Throughout 2022 business was booming at The Unofficial, according to former general manager Andrew Bauman.
About a month ago, when owner Chris Christopherson demoted his kitchen manager and took a more hands-on approach, vibes reportedly shifted at the popular St. Anthony bar and grill.
"It had been getting busier everyday," Bauman says. "Immediately everything started going backwards."
Christopherson would curse at and degrade workers, the former GM alleges, and attempted to establish a working environment where he was "feared."
"At brunch about three weeks ago, it all exploded," Bauman says. "He called me a dick, told me to shut the fuck up, threw a sandwich at the food runner… about half our staff walked out that day. He had this notion that everybody was conspiring against him."
On Sunday, The Unofficial was too short-staffed to operate, so workers shut the place down at around 5 p.m. They awoke the following morning to an email from Christopherson stating that the bar would close "effective immediately." The "childish" workplace culture "grosses" him out, he wrote, and he "refuses to be a part of it."

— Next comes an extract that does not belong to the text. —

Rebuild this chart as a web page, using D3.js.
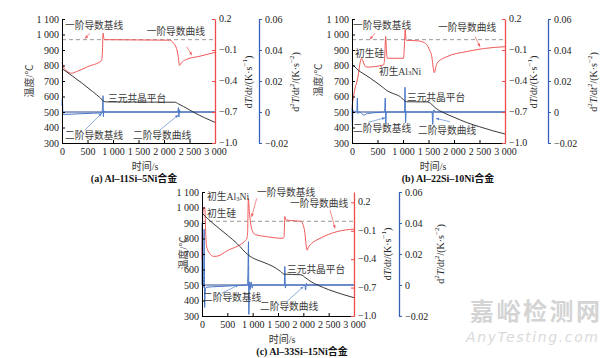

Workers were instructed to reapply for their jobs beginning next Monday; the doors at 3701 NE Stinson Blvd. had been chained shut.
Since Christopherson re-entered daily operations, and culminating with the apparent mass layoff, about 20 front- and back-of-house workers are out of work, Bauman says, calling the staff "tight-knit." He knows of one worker who will show up to ask for their old job back.
"We were a bar of regulars, 85% of our business was regulars," Bauman says. "And the regulars are up in arms now. They came there for the amazing people that worked there."
Oddly, a Facebook post from Wednesday announcing the closure remains up, despite the comments being flooded with anger and resentment toward Christopherson. Ditto for this Reddit thread. As worker empowerment experiences a slow awakening in the U.S., we've seen more willingness from employees to call out allegedly bad bosses. Just look at eyerolls directed at Leslie Bock, the soon-to-be-former owner of Betty Danger's, or the service industry uproar sparked by local restaurant tycoon Kim Bartmann’s James Beard nomination.
Christopherson, who could not be reached for comment, owned historic Minneapolis dive bar Sporty's—now Como Tap, one of the city's most underrated bars—from 2012 through 2019. The Unofficial launched inside a former IHOP around 2016.